If You're Mad Then Punch Something

(Contributed by Mitch Greene)
 
Have you ever felt so much emotion at one moment that you immediately reacted?

At my local rock-climbing gym there is a specific wall that is hooked up to an app. This wall has thousands of exact duplicates in rock-climbing gyms all over the world. When you sign up on the app and start finishing climbs, you’ll get a world ranking. There are hundreds of problems to climb and the more you climb, the better your ranking becomes. Pretty cool, right?

A while back I was working this wall. I was getting really close to finishing a climb, but I was running out of time before I had to leave. I am a pretty competitive guy and “good enough” is just plain old failure to me. It can sometimes be a problem as I occasionally may resort to punching walls to get the emotion out when I might not win – particularly against myself

While I was working on this wall, I fell one too many times. That extreme feeling of self-anger hit me, and I turned around and punched the wall to my right. See, the thing about the wall to my right is that I hadn’t punched it before. While the wood I was punching was smooth and didn’t hurt too badly, the wall to my right wasn’t the same. This wall was for climbing. This meant that the wall was NOT smooth and very sharp. Yeah…ouch. As soon I pulled my hand away, the blood started flowing. I cut up my hand so badly that it looked like I stuck my fist in a blender.

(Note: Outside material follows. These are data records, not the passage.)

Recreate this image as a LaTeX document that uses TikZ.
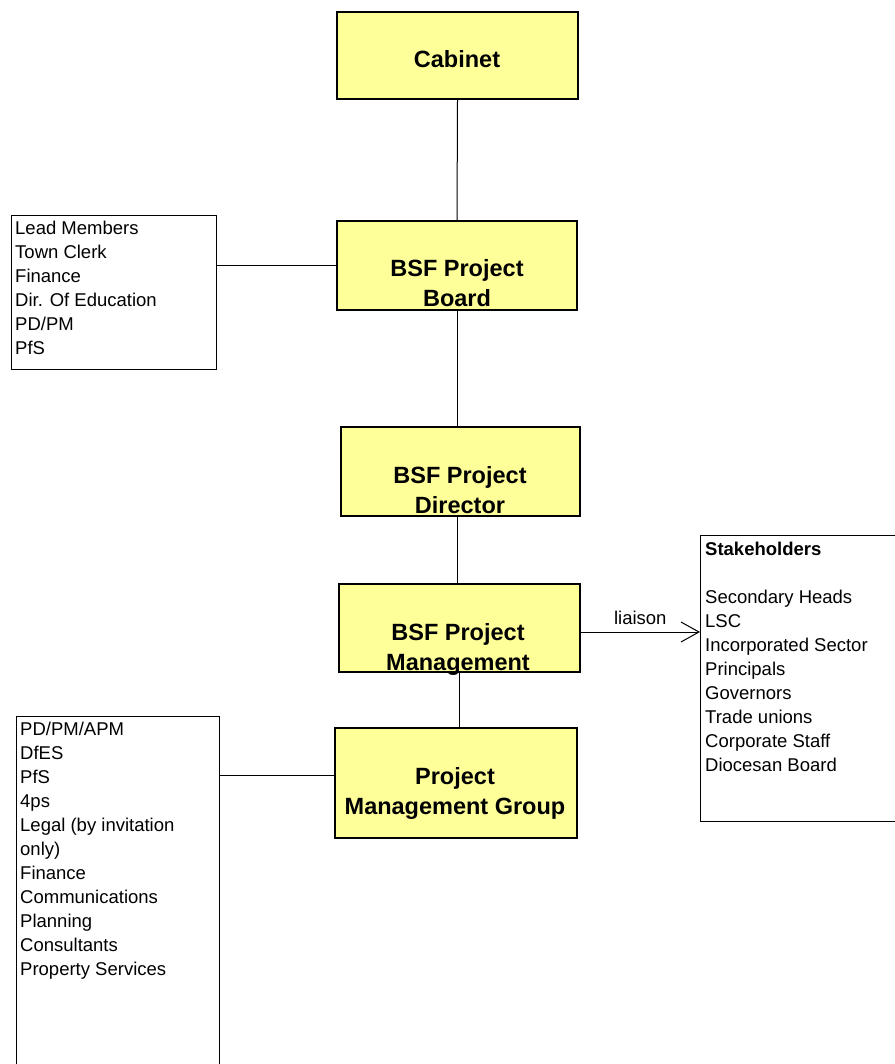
\documentclass[tikz,border=0pt]{standalone}
\usepackage{fontspec}
\setmainfont{Liberation Sans}
\usetikzlibrary{arrows.meta}
\definecolor{unityellow}{HTML}{FFFF99}
\begin{document}
\begin{tikzpicture}[x=1pt, y=-1pt,
  unit/.style={draw, line width=2pt, fill=unityellow, inner sep=0pt},
  unittext/.style={font=\fontsize{23.5}{30}\selectfont\bfseries, align=center, anchor=north, inner sep=0pt},
  listbox/.style={draw, line width=1pt, anchor=north west, inner sep=0pt},
  listtext/.style={font=\fontsize{18.5}{24}\selectfont, align=left, anchor=north west, inner sep=0pt},
  link/.style={line width=1pt}]
  \useasboundingbox (0,0) rectangle (894,1064);
  % the chain of yellow boxes
  \node[unit, minimum width=241pt, minimum height=87pt] (cabinet) at (457.5,55.5) {};
  \node[unit, minimum width=240pt, minimum height=89pt] (board) at (457,265.5) {};
  \node[unit, minimum width=239pt, minimum height=89pt] (director) at (460.5,471.5) {};
  \node[unit, minimum width=241pt, minimum height=88pt] (mgmt) at (459,628) {};
  \node[unit, minimum width=242pt, minimum height=110pt] (group) at (455.5,783) {};
  \node[unittext] (cabinet-text) at (457,50) {Cabinet};
  \node[unittext] (board-text) at (457,259) {BSF Project\\Board};
  \node[unittext] (director-text) at (460,466) {BSF Project\\Director};
  \node[unittext] (mgmt-text) at (458,623) {BSF Project\\Management};
  \node[unittext] (group-text) at (455,767) {Project\\Management Group};
  % the lists
  \node[listbox, minimum width=205pt, minimum height=154pt] (board-list) at (11,215) {};
  \node[listtext] (board-list-text) at (15,221) {Lead Members\\Town Clerk\\Finance\\Dir. Of Education\\PD/PM\\PfS};
  \node[listbox, minimum width=203pt, minimum height=360pt] (group-list) at (16,716) {};
  \node[listtext] (group-list-text) at (20,722) {PD/PM/APM\\DfES\\PfS\\4ps\\Legal (by invitation\\only)\\Finance\\Communications\\Planning\\Consultants\\Property Services};
  \node[listbox, minimum width=220pt, minimum height=286pt] (stake) at (700,535) {};
  \node[listtext] (stake-text) at (705,542) {\textbf{Stakeholders}\\[24pt]Secondary Heads\\LSC\\Incorporated Sector\\Principals\\Governors\\Trade unions\\Corporate Staff\\Diocesan Board};
  % connectors
  \draw[link] (cabinet.south) -- (board.north);
  \draw[link] (board.south) -- (board.south |- director.north);
  \draw[link] (director.south -| board.south) -- (mgmt.north -| board.south);
  \draw[link] (mgmt.south) -- (mgmt.south |- group.north);
  \draw[link] (board-list.east |- board.west) -- (board.west);
  \draw[link] ([yshift=8pt]group.west) -- ([yshift=8pt]group.west -| group-list.east);
  \draw[link, -{Straight Barb[length=18pt, width=20pt, line width=1pt]}] ([yshift=-4pt]mgmt.east) -- ([yshift=-4pt]mgmt.east -| stake.west)
    node[midway, above=3pt, font=\fontsize{18.5}{24}\selectfont] (liaison) {liaison};
\end{tikzpicture}
\end{document}
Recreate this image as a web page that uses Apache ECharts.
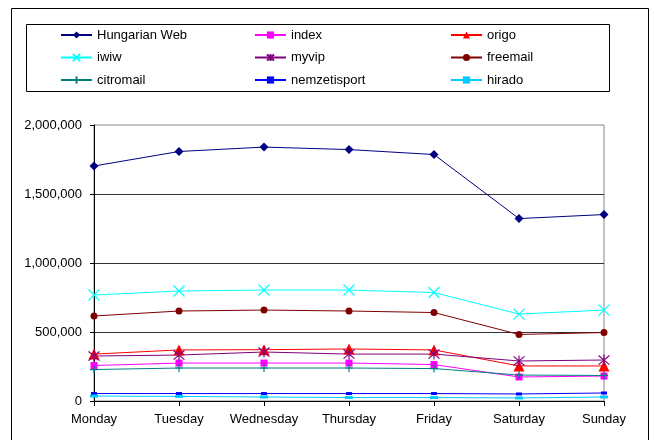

A lot of people say that releasing your emotions is a good thing and good for you, and I would not deny that. However, keeping your composure while feeling strong emotions does not make you an imposter. It’s not faking it, but rather controlling it. It’s calm under pressure. It’s Captain Sullenberger experiencing a bird strike and emergency landing on the Hudson with no time for an effective option through Air Traffic Control. And no one was hurt.

Feeling your emotions is important… how you act on them is another story.